During the early weeks of the pandemic, the focus on Tier 3 surgeries did not eliminate the need for other elective surgeries. On April 17, a joint statement was released from the American College of Surgeons, the American Hospital Association, and other national associations creating a Roadmap for Resuming Elective Surgery. This plan provided a framework for facilities to prepare for the backlog of elective surgeries.
In addition to requiring a sustained reduction in the rate of new COVID-19 cases in the relevant geographic area of a surgical facility planning to resume elective surgery for at least 14 days, this plan provided critical elements relating to direct care of surgical patient care.
Key provisions of the policy include requirements that the surgical facility should:
- Have an appropriate number of intensive care unit (ICU) and non-ICU beds, personal protective equipment (PPE), ventilators and trained staff to treat all non-elective patients without resorting to a crisis standard of care.
- Use available testing to protect staff and patients whenever possible, and should implement a policy addressing requirements and frequency for patient and staff testing.
- Not resume elective surgical procedures until they have adequate PPE and medical surgical supplies for the number and type of procedures to be performed.
- Establish a prioritization policy committee consisting of surgery, anesthesia and nursing leadership to develop a prioritization strategy appropriate to immediate patient needs.
- Have and implement a social distancing policy for staff, patients and patient visitors in non-restricted areas in the facility that meets current local and national recommendations for community isolation practices.
Elective Procedures Resume
On May 4, Tiers 1 and 2 elective surgical procedures were permitted to resume at Ambulatory Surgical Centers. All procedures had to adhere strictly to the established protocols.
These guidelines required a comprehensive system to protect patients as well as medical staff. Requirements included use of masks by all patients and staff throughout the facility, daily temperature check of all staff and patients entering the facility, proper spacing of patients in the preoperative and recovery areas, protective eyewear and gowns, use of N95 masks for personnel present during patient intubation, proper handwashing, and terminal cleaning of all patient care areas.

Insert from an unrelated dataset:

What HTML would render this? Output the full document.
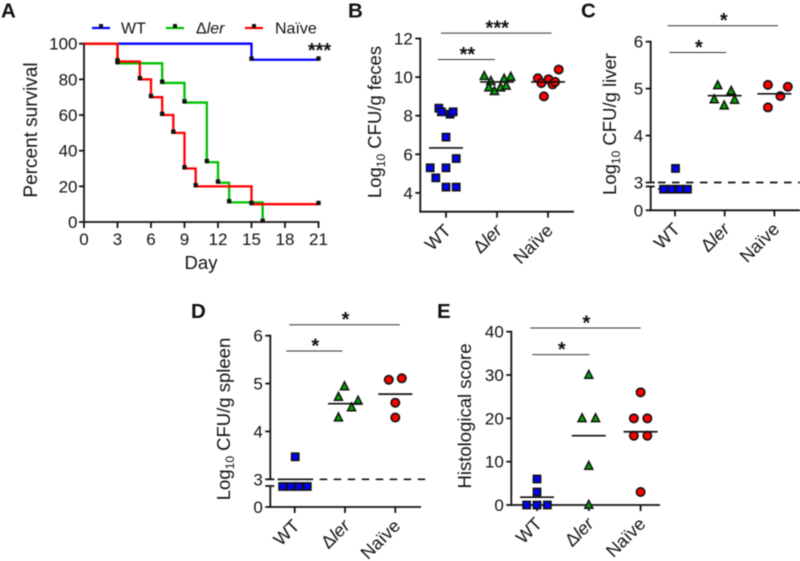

Patients are required to answer the CDC travel and exposure questionnaire before arriving at the surgical facility. And any patients or staff who test positive for COVID-19 or are presumed positive cases were not permitted. In addition, no family members are allowed in waiting areas or recovery areas, as further protection from the virus.
After May 4, all tiers of elective surgery were permitted to be performed on low-risk patients in Ambulatory Service Centers.
Yet even with these extensive precautions, surgeries on higher-risk patients are currently still delayed.
Hospitals with low or no active COVID patients followed the lead of Ambulatory Surgery Centers by allowing elective surgical procedures, starting May 11.
Barring an increase in COVID cases, we expect a 100% return to elective case scheduling at Pennsylvania hospitals by August 2020.
Dr. David Raab, is a board-certified orthopaedic surgeon specializing in shoulder, elbow and knee disorders. He’s a board member of the PA Orthopedic Society’s Bylaws Committee and CEO/Medical Director of the Premier at Exton Surgery Center. Dr. Raab has been in practice for 14 years and currently treats patients in Premier Ortho-paedics’ Malvern, Exton and Collegeville offices.